| Task directions |
Looking at the data below, count the lines that contain the string "Clone". Write only the total.

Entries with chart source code
▶

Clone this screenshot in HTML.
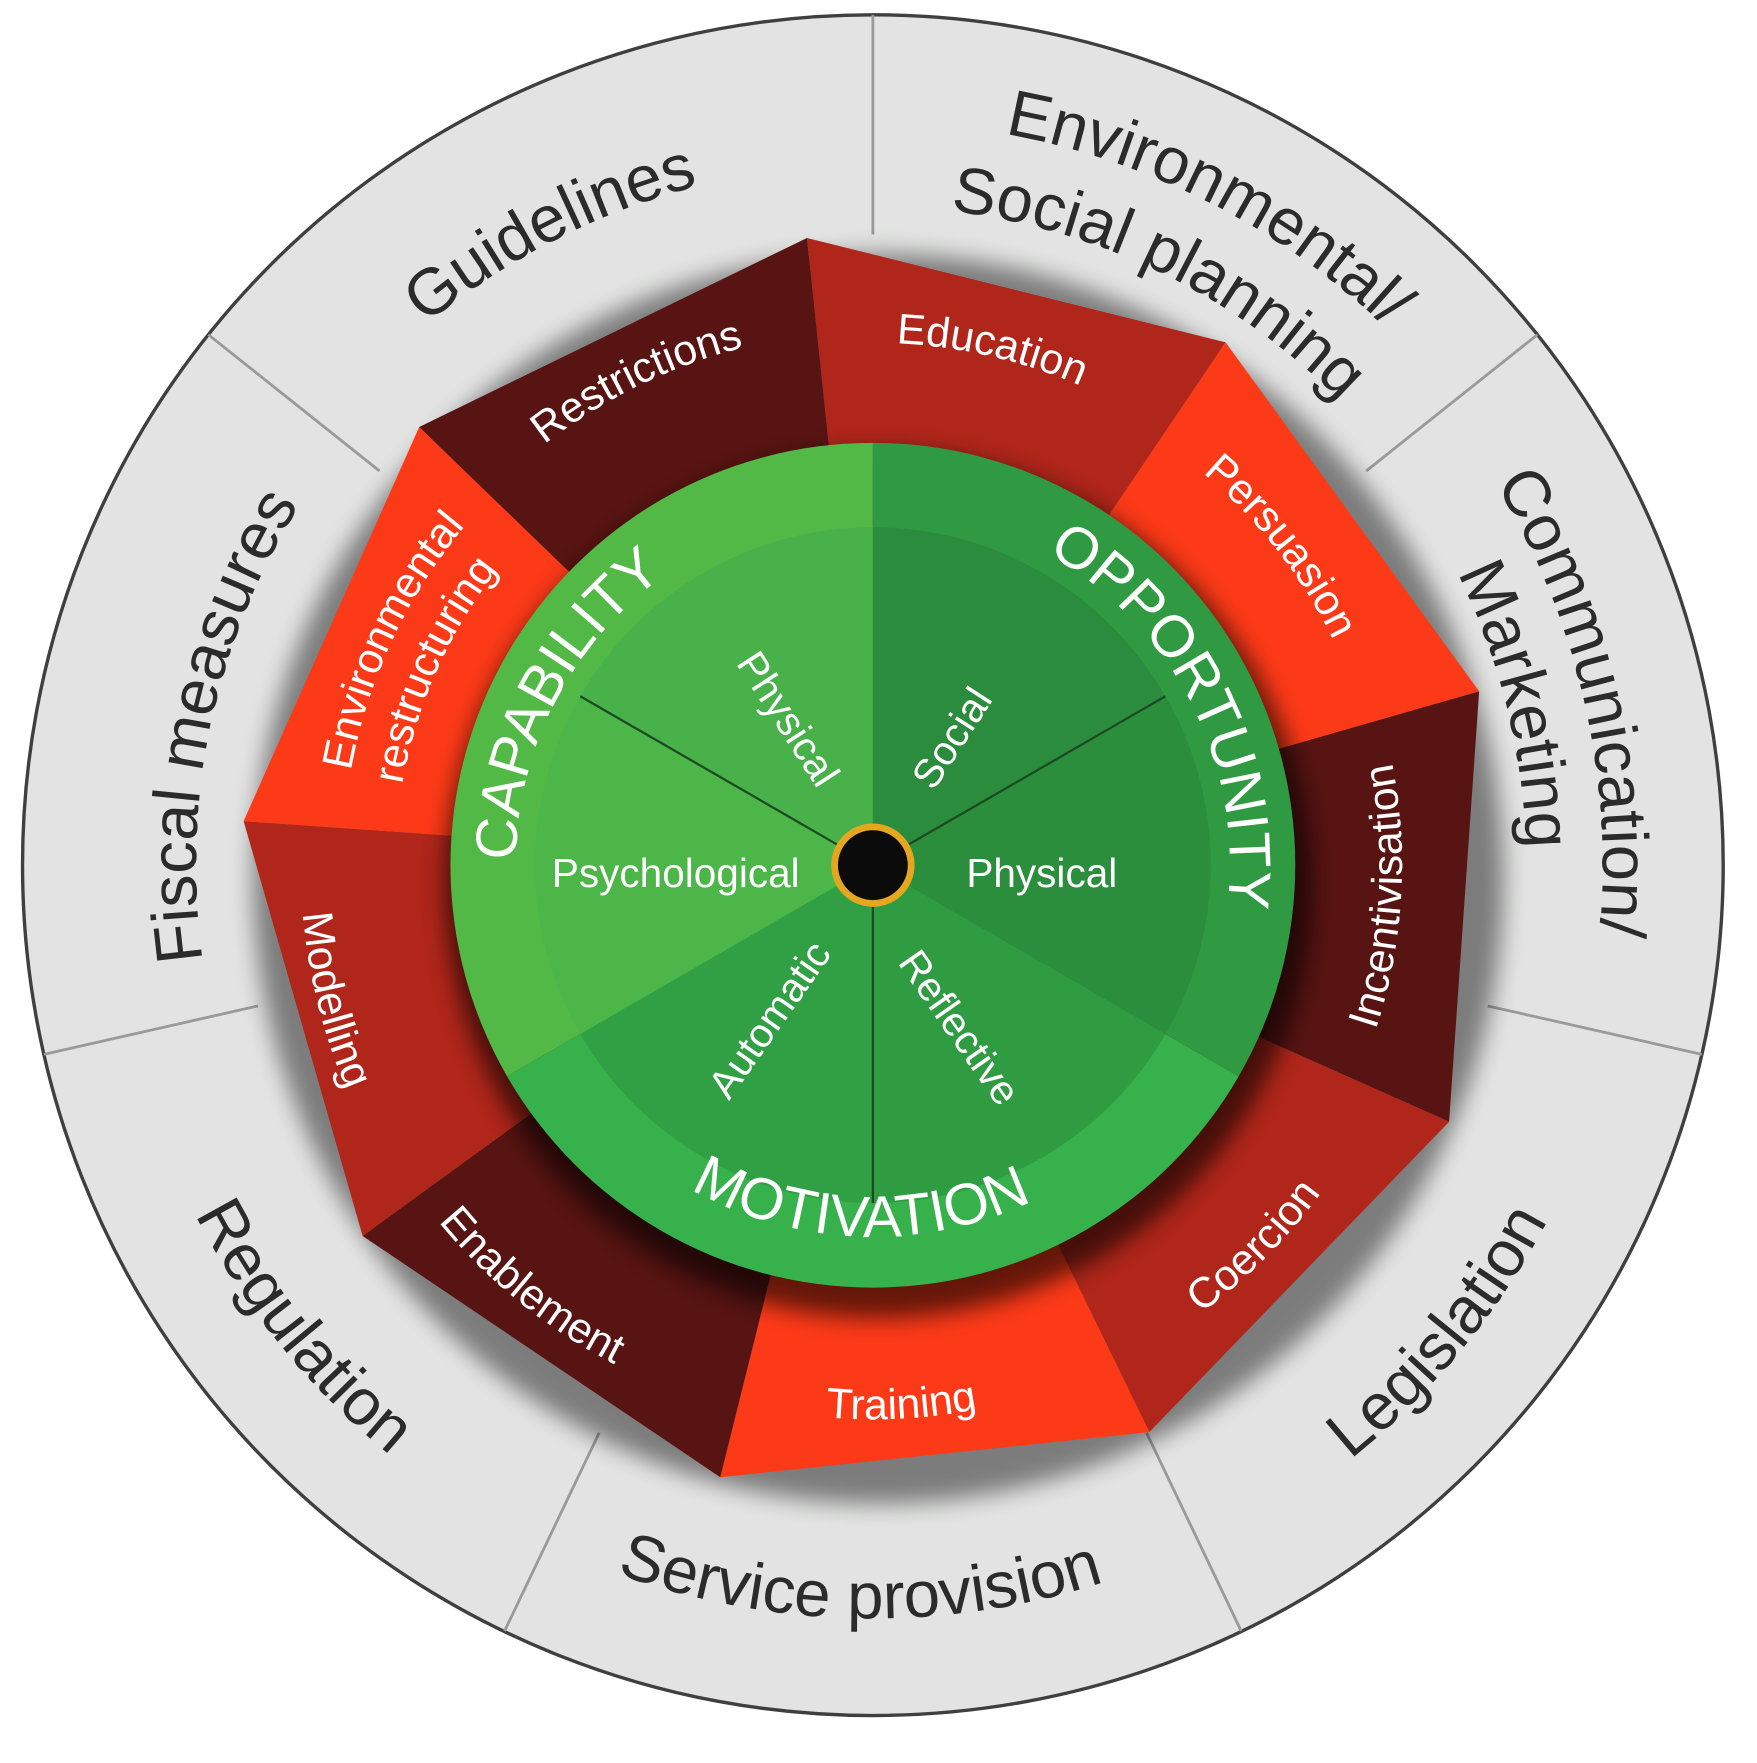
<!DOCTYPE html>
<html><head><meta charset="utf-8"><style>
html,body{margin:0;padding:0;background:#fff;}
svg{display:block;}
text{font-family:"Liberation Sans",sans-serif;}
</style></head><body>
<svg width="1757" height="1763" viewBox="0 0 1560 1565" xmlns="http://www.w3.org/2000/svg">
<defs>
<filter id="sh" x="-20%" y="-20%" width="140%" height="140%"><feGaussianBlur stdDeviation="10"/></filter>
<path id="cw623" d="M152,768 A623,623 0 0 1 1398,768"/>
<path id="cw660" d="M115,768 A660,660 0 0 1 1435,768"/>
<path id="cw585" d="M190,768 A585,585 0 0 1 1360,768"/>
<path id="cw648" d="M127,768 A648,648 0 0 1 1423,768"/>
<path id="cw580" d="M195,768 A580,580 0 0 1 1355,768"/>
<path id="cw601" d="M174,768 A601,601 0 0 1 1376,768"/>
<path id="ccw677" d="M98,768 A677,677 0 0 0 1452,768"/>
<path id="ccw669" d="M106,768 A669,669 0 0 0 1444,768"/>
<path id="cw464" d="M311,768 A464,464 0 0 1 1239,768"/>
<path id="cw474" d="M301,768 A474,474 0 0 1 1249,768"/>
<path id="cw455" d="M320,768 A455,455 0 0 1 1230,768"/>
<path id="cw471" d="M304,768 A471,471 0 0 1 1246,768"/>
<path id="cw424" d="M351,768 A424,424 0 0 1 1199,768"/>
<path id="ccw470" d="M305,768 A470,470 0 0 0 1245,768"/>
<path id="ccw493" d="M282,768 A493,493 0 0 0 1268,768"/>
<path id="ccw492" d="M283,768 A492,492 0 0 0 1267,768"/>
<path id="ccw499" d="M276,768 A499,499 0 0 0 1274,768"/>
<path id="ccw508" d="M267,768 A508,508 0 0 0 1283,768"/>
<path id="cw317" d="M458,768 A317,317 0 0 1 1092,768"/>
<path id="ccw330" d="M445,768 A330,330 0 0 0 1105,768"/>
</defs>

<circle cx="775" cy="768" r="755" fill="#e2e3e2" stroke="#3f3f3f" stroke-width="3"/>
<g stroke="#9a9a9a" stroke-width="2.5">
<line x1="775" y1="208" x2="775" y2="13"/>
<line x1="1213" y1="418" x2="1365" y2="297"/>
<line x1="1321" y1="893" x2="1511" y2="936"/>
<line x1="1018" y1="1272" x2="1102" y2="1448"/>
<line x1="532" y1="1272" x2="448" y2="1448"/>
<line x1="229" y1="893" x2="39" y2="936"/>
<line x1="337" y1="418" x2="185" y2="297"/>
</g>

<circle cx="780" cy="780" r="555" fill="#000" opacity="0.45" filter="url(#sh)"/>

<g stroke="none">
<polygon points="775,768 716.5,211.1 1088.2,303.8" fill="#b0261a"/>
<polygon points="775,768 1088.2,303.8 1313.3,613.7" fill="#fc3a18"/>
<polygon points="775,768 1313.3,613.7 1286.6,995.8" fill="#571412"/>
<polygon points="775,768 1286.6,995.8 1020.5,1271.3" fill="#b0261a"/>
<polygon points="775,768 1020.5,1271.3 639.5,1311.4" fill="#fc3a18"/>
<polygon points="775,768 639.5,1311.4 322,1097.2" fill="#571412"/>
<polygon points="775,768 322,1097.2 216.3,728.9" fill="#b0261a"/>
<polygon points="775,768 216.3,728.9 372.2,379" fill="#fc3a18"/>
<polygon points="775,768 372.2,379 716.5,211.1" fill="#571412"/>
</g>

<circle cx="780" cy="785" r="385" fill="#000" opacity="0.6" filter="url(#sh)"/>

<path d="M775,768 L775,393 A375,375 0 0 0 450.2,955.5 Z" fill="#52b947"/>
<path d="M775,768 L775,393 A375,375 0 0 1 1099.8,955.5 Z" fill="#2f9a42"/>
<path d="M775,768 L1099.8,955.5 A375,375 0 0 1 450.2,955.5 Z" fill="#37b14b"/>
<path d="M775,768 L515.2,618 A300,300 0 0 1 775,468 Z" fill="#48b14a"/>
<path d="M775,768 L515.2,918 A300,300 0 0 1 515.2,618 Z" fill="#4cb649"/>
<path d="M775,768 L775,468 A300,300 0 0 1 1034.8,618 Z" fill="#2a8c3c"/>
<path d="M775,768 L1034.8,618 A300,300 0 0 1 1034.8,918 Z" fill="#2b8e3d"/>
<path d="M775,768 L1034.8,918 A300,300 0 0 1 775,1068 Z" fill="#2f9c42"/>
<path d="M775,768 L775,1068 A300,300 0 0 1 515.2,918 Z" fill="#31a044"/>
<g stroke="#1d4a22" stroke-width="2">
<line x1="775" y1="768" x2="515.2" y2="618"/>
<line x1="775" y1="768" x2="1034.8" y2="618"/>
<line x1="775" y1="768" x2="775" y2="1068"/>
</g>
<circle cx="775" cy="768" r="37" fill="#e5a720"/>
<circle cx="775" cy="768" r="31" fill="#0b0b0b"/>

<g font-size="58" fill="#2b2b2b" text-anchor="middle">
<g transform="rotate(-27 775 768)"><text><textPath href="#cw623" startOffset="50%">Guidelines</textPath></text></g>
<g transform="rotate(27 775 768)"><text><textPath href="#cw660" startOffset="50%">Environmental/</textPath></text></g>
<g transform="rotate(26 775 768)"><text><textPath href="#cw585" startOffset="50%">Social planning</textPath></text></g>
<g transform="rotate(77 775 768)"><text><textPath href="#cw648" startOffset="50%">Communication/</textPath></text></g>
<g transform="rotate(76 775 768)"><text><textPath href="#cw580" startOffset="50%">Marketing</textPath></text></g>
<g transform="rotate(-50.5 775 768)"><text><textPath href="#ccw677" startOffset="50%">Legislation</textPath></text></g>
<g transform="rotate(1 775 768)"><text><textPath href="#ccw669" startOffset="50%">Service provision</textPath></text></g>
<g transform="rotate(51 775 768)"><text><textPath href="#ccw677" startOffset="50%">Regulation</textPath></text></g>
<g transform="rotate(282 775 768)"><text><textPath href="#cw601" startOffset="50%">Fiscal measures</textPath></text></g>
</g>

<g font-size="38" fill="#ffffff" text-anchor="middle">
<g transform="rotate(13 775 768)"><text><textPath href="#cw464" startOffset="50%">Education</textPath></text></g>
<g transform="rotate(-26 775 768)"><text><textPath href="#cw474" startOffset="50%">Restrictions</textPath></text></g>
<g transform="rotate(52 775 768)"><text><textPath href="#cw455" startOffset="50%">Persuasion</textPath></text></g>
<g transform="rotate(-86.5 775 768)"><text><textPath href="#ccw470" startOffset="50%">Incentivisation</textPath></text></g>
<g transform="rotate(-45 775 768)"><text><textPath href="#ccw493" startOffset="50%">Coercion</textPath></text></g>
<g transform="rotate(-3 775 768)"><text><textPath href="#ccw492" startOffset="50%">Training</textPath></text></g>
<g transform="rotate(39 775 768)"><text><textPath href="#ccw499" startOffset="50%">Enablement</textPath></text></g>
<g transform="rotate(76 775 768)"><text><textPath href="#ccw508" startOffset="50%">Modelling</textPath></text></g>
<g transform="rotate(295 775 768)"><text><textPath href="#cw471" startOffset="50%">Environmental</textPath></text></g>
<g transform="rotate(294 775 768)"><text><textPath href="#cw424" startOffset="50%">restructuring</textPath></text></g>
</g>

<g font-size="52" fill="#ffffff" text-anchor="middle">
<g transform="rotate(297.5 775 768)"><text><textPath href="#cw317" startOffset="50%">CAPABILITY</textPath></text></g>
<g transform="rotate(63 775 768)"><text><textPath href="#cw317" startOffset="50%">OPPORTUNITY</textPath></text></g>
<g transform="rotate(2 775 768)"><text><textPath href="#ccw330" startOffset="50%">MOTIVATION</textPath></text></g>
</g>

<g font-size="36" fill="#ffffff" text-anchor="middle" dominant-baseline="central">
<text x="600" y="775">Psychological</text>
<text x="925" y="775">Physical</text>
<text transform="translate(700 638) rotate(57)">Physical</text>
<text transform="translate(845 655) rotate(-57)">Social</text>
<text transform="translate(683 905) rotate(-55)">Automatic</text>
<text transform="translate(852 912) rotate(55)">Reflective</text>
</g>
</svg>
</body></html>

◀
▶

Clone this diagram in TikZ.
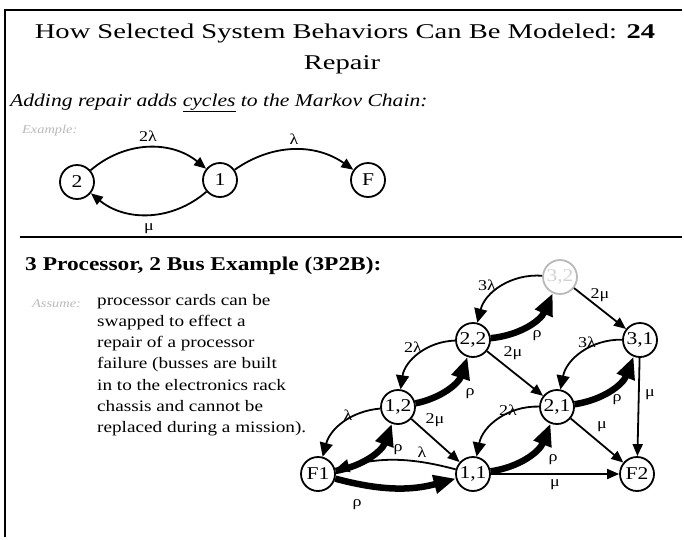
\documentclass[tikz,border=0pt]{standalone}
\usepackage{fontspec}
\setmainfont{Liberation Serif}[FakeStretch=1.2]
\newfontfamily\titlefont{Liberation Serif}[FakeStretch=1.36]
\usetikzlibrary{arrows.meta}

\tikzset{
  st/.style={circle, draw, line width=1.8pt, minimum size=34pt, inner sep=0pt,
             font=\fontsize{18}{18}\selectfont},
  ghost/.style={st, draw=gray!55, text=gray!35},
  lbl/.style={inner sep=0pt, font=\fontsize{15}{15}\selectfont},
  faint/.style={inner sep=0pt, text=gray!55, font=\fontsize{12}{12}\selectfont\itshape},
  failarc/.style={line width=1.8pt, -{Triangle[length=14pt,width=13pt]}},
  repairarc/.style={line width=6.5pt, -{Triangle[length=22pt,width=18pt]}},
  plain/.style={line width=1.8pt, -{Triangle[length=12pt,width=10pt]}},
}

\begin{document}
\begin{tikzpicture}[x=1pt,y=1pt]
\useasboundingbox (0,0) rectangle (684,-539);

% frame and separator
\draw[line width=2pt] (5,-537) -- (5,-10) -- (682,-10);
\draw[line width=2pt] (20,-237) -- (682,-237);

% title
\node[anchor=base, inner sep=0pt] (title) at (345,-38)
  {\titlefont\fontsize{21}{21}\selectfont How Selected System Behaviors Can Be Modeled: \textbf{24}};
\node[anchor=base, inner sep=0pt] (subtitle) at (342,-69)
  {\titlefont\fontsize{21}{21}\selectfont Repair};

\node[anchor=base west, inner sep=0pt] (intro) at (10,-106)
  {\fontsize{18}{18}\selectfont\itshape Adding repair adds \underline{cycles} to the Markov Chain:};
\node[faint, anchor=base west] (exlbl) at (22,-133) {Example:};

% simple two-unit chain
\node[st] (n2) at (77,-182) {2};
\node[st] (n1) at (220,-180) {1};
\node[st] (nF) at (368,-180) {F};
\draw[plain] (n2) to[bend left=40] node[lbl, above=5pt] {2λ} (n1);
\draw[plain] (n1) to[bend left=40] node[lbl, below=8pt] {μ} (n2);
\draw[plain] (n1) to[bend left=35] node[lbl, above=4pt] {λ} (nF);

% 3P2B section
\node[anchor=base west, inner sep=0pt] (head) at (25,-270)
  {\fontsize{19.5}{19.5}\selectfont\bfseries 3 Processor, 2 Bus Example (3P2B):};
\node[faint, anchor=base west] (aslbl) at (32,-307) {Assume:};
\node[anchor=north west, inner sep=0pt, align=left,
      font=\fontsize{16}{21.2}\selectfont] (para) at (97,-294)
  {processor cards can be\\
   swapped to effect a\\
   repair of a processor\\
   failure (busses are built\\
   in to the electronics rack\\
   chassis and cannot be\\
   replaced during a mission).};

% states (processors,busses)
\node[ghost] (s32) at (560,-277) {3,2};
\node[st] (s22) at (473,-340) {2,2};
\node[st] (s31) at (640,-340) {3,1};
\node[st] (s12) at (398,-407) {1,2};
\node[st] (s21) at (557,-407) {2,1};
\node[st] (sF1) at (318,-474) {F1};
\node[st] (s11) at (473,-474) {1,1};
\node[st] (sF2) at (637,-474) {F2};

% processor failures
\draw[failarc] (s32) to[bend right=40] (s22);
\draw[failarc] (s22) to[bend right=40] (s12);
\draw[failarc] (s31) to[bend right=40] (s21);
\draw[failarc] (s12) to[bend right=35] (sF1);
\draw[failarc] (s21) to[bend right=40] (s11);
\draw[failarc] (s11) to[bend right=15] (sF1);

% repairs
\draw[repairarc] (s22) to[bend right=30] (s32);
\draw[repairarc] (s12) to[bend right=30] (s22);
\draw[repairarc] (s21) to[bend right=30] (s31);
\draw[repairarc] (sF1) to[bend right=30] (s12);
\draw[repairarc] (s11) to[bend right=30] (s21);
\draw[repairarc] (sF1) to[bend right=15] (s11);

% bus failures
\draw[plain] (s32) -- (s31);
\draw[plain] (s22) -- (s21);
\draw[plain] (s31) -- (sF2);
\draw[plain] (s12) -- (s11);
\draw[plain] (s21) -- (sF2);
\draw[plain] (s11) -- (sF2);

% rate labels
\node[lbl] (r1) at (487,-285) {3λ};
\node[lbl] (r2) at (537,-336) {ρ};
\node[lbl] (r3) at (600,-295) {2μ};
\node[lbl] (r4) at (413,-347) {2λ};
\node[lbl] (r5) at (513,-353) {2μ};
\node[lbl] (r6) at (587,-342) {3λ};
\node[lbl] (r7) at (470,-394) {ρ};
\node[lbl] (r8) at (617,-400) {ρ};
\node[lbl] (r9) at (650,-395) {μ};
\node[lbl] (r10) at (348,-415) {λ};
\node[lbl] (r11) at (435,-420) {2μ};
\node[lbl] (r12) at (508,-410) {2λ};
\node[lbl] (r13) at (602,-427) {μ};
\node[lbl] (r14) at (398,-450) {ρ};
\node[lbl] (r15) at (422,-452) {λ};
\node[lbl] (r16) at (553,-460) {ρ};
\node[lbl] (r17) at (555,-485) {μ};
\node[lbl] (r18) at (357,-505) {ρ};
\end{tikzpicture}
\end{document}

◀

| Reply to the task |
2